:: Data ::

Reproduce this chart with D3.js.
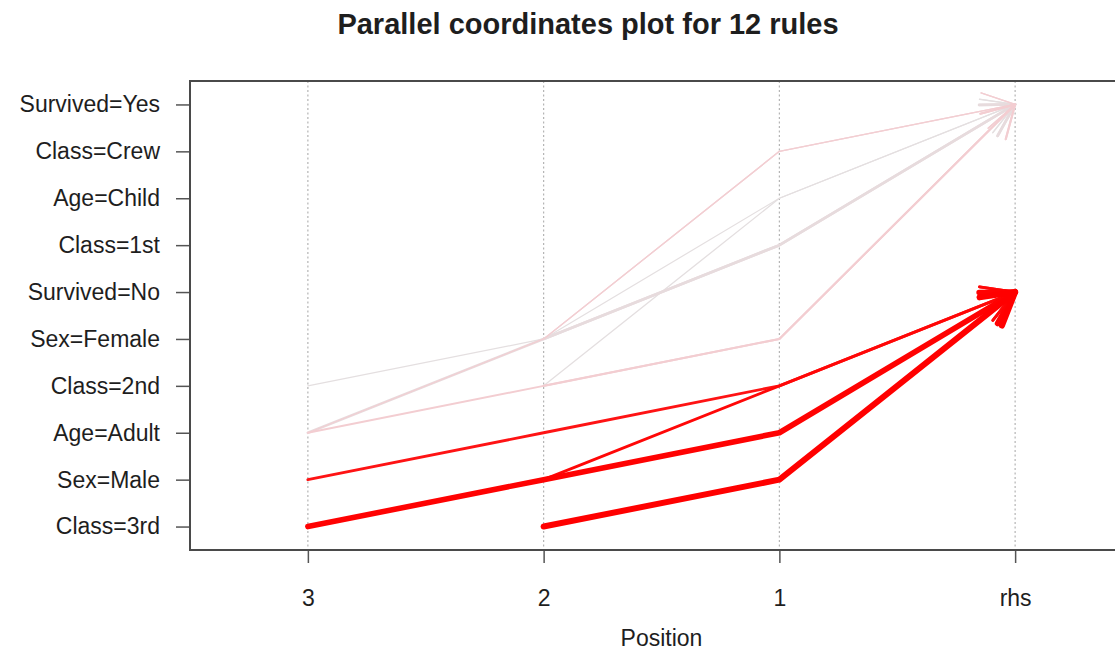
<!DOCTYPE html>
<html>
<head>
<meta charset="utf-8">
<script src="https://cdn.jsdelivr.net/npm/d3@7"></script>
<style>
  body { margin: 0; background: #fff; }
  svg text { font-family: "Liberation Sans", Arial, sans-serif; fill: #1e1e1e; }
</style>
</head>
<body>
<svg id="chart" width="1115" height="652"></svg>
<script>
// Item levels on the vertical axis, bottom to top
const items = ["Class=3rd", "Sex=Male", "Age=Adult", "Class=2nd", "Sex=Female",
               "Survived=No", "Class=1st", "Age=Child", "Class=Crew", "Survived=Yes"];
// Positions on the horizontal axis (LHS items count back from the consequent)
const positions = ["3", "2", "1", "rhs"];

// Titanic association rules: LHS items listed from the outermost position inward
const ruleLhs = [
  ["Class=2nd", "Age=Child"],
  ["Class=2nd", "Sex=Female", "Age=Child"],
  ["Sex=Female", "Class=1st"],
  ["Age=Adult", "Sex=Female", "Class=1st"],
  ["Class=2nd", "Sex=Female"],
  ["Sex=Female", "Class=Crew"],
  ["Age=Adult", "Sex=Female", "Class=Crew"],
  ["Age=Adult", "Class=2nd", "Sex=Female"],
  ["Sex=Male", "Age=Adult", "Class=2nd"],
  ["Sex=Male", "Class=2nd"],
  ["Class=3rd", "Sex=Male", "Age=Adult"],
  ["Class=3rd", "Sex=Male"]
];
const ruleRhs = ["Survived=Yes", "Survived=Yes", "Survived=Yes", "Survived=Yes",
                 "Survived=Yes", "Survived=Yes", "Survived=Yes", "Survived=Yes",
                 "Survived=No", "Survived=No", "Survived=No", "Survived=No"];
const ruleSupport = [0.0109, 0.0059, 0.0641, 0.0636, 0.0423, 0.0091,
                     0.0091, 0.0363, 0.0700, 0.0700, 0.1758, 0.1917];
const ruleLift = [3.096, 3.096, 3.010, 3.010, 2.716, 2.692,
                  2.692, 2.663, 1.354, 1.271, 1.237, 1.222];

const chartTitle = "Parallel coordinates plot for 12 rules";
const xTitle = "Position";

const svg = d3.select("#chart");
const box = { left: 190, right: 1133, top: 81, bottom: 550 };

const x = d3.scalePoint().domain(positions).range([box.left, box.right]).padding(0.5);
const y = d3.scalePoint().domain(items).range([box.bottom, box.top]).padding(0.5);

// line width follows support; colour follows lift (low lift = red, high lift = pale grey)
const width = d3.scaleLinear().domain(d3.extent(ruleSupport)).range([1.2, 6]);
const liftPos = d3.scaleLinear().domain(d3.extent(ruleLift)).range([0, 1]);
const palette = d3.scaleLinear().domain([0, 0.75, 1])
  .range(["#ff0000", "#f4cbd0", "#e4dfe0"]);
const colour = v => palette(liftPos(v));

// title
svg.append("text")
  .attr("x", 588).attr("y", 34)
  .attr("text-anchor", "middle")
  .style("font-size", "29px").style("font-weight", "bold")
  .text(chartTitle);

// dotted vertical guides at every position
svg.append("g").selectAll("line").data(positions).join("line")
  .attr("x1", d => x(d)).attr("x2", d => x(d))
  .attr("y1", box.top).attr("y2", box.bottom)
  .attr("stroke", "#b4b4b4").attr("stroke-width", 1.2)
  .attr("stroke-dasharray", "2,2.5");

// rules
const rules = ruleLhs.map((lhs, i) => {
  const start = positions.length - 1 - lhs.length;
  const pts = lhs.map((it, k) => [x(positions[start + k]), y(it)]);
  pts.push([x("rhs"), y(ruleRhs[i])]);
  return { pts, support: ruleSupport[i], lift: ruleLift[i] };
}).sort((a, b) => d3.descending(a.lift, b.lift));

const line = d3.line();
const headLen = 36, headAngle = Math.PI / 6;

const rg = svg.append("g").attr("fill", "none")
  .attr("stroke-linecap", "round").attr("stroke-linejoin", "round");

rules.forEach(r => {
  const g = rg.append("g")
    .attr("stroke", colour(r.lift))
    .attr("stroke-width", width(r.support));
  g.append("path").attr("d", line(r.pts));
  const tip = r.pts[r.pts.length - 1];
  const prev = r.pts[r.pts.length - 2];
  const ang = Math.atan2(prev[1] - tip[1], prev[0] - tip[0]);
  const b1 = [tip[0] + headLen * Math.cos(ang + headAngle), tip[1] + headLen * Math.sin(ang + headAngle)];
  const b2 = [tip[0] + headLen * Math.cos(ang - headAngle), tip[1] + headLen * Math.sin(ang - headAngle)];
  g.append("path").attr("d", line([b1, tip, b2]));
});

// axes
const yAxis = svg.append("g")
  .attr("transform", `translate(${box.left},0)`)
  .call(d3.axisLeft(y).tickSize(14).tickPadding(16));
yAxis.select(".domain").remove();
yAxis.selectAll(".tick line").attr("stroke", "#555").attr("stroke-width", 1.5);
yAxis.selectAll(".tick text").style("font-size", "23px").attr("fill", "#1e1e1e");

const xAxis = svg.append("g")
  .attr("transform", `translate(0,${box.bottom})`)
  .call(d3.axisBottom(x).tickSize(13).tickPadding(27));
xAxis.select(".domain").remove();
xAxis.selectAll(".tick line").attr("stroke", "#555").attr("stroke-width", 1.5);
xAxis.selectAll(".tick text").style("font-size", "23px").attr("fill", "#1e1e1e");

svg.append("text")
  .attr("x", (box.left + box.right) / 2).attr("y", 646)
  .attr("text-anchor", "middle")
  .style("font-size", "23px")
  .text(xTitle);

// plot frame
svg.append("rect")
  .attr("x", box.left).attr("y", box.top)
  .attr("width", box.right - box.left).attr("height", box.bottom - box.top)
  .attr("fill", "none").attr("stroke", "#4a4a4a").attr("stroke-width", 2);
</script>
</body>
</html>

:::

**What you are asked to do**.
Go through the listing above and write it out again exactly, dropping the pictures.

**Task solution**.
Reproduce this chart with D3.js.
<!DOCTYPE html>
<html>
<head>
<meta charset="utf-8">
<script src="https://cdn.jsdelivr.net/npm/d3@7"></script>
<style>
  body { margin: 0; background: #fff; }
  svg text { font-family: "Liberation Sans", Arial, sans-serif; fill: #1e1e1e; }
</style>
</head>
<body>
<svg id="chart" width="1115" height="652"></svg>
<script>
// Item levels on the vertical axis, bottom to top
const items = ["Class=3rd", "Sex=Male", "Age=Adult", "Class=2nd", "Sex=Female",
               "Survived=No", "Class=1st", "Age=Child", "Class=Crew", "Survived=Yes"];
// Positions on the horizontal axis (LHS items count back from the consequent)
const positions = ["3", "2", "1", "rhs"];

// Titanic association rules: LHS items listed from the outermost position inward
const ruleLhs = [
  ["Class=2nd", "Age=Child"],
  ["Class=2nd", "Sex=Female", "Age=Child"],
  ["Sex=Female", "Class=1st"],
  ["Age=Adult", "Sex=Female", "Class=1st"],
  ["Class=2nd", "Sex=Female"],
  ["Sex=Female", "Class=Crew"],
  ["Age=Adult", "Sex=Female", "Class=Crew"],
  ["Age=Adult", "Class=2nd", "Sex=Female"],
  ["Sex=Male", "Age=Adult", "Class=2nd"],
  ["Sex=Male", "Class=2nd"],
  ["Class=3rd", "Sex=Male", "Age=Adult"],
  ["Class=3rd", "Sex=Male"]
];
const ruleRhs = ["Survived=Yes", "Survived=Yes", "Survived=Yes", "Survived=Yes",
                 "Survived=Yes", "Survived=Yes", "Survived=Yes", "Survived=Yes",
                 "Survived=No", "Survived=No", "Survived=No", "Survived=No"];
const ruleSupport = [0.0109, 0.0059, 0.0641, 0.0636, 0.0423, 0.0091,
                     0.0091, 0.0363, 0.0700, 0.0700, 0.1758, 0.1917];
const ruleLift = [3.096, 3.096, 3.010, 3.010, 2.716, 2.692,
                  2.692, 2.663, 1.354, 1.271, 1.237, 1.222];

const chartTitle = "Parallel coordinates plot for 12 rules";
const xTitle = "Position";

const svg = d3.select("#chart");
const box = { left: 190, right: 1133, top: 81, bottom: 550 };

const x = d3.scalePoint().domain(positions).range([box.left, box.right]).padding(0.5);
const y = d3.scalePoint().domain(items).range([box.bottom, box.top]).padding(0.5);

// line width follows support; colour follows lift (low lift = red, high lift = pale grey)
const width = d3.scaleLinear().domain(d3.extent(ruleSupport)).range([1.2, 6]);
const liftPos = d3.scaleLinear().domain(d3.extent(ruleLift)).range([0, 1]);
const palette = d3.scaleLinear().domain([0, 0.75, 1])
  .range(["#ff0000", "#f4cbd0", "#e4dfe0"]);
const colour = v => palette(liftPos(v));

// title
svg.append("text")
  .attr("x", 588).attr("y", 34)
  .attr("text-anchor", "middle")
  .style("font-size", "29px").style("font-weight", "bold")
  .text(chartTitle);

// dotted vertical guides at every position
svg.append("g").selectAll("line").data(positions).join("line")
  .attr("x1", d => x(d)).attr("x2", d => x(d))
  .attr("y1", box.top).attr("y2", box.bottom)
  .attr("stroke", "#b4b4b4").attr("stroke-width", 1.2)
  .attr("stroke-dasharray", "2,2.5");

// rules
const rules = ruleLhs.map((lhs, i) => {
  const start = positions.length - 1 - lhs.length;
  const pts = lhs.map((it, k) => [x(positions[start + k]), y(it)]);
  pts.push([x("rhs"), y(ruleRhs[i])]);
  return { pts, support: ruleSupport[i], lift: ruleLift[i] };
}).sort((a, b) => d3.descending(a.lift, b.lift));

const line = d3.line();
const headLen = 36, headAngle = Math.PI / 6;

const rg = svg.append("g").attr("fill", "none")
  .attr("stroke-linecap", "round").attr("stroke-linejoin", "round");

rules.forEach(r => {
  const g = rg.append("g")
    .attr("stroke", colour(r.lift))
    .attr("stroke-width", width(r.support));
  g.append("path").attr("d", line(r.pts));
  const tip = r.pts[r.pts.length - 1];
  const prev = r.pts[r.pts.length - 2];
  const ang = Math.atan2(prev[1] - tip[1], prev[0] - tip[0]);
  const b1 = [tip[0] + headLen * Math.cos(ang + headAngle), tip[1] + headLen * Math.sin(ang + headAngle)];
  const b2 = [tip[0] + headLen * Math.cos(ang - headAngle), tip[1] + headLen * Math.sin(ang - headAngle)];
  g.append("path").attr("d", line([b1, tip, b2]));
});

// axes
const yAxis = svg.append("g")
  .attr("transform", `translate(${box.left},0)`)
  .call(d3.axisLeft(y).tickSize(14).tickPadding(16));
yAxis.select(".domain").remove();
yAxis.selectAll(".tick line").attr("stroke", "#555").attr("stroke-width", 1.5);
yAxis.selectAll(".tick text").style("font-size", "23px").attr("fill", "#1e1e1e");

const xAxis = svg.append("g")
  .attr("transform", `translate(0,${box.bottom})`)
  .call(d3.axisBottom(x).tickSize(13).tickPadding(27));
xAxis.select(".domain").remove();
xAxis.selectAll(".tick line").attr("stroke", "#555").attr("stroke-width", 1.5);
xAxis.selectAll(".tick text").style("font-size", "23px").attr("fill", "#1e1e1e");

svg.append("text")
  .attr("x", (box.left + box.right) / 2).attr("y", 646)
  .attr("text-anchor", "middle")
  .style("font-size", "23px")
  .text(xTitle);

// plot frame
svg.append("rect")
  .attr("x", box.left).attr("y", box.top)
  .attr("width", box.right - box.left).attr("height", box.bottom - box.top)
  .attr("fill", "none").attr("stroke", "#4a4a4a").attr("stroke-width", 2);
</script>
</body>
</html>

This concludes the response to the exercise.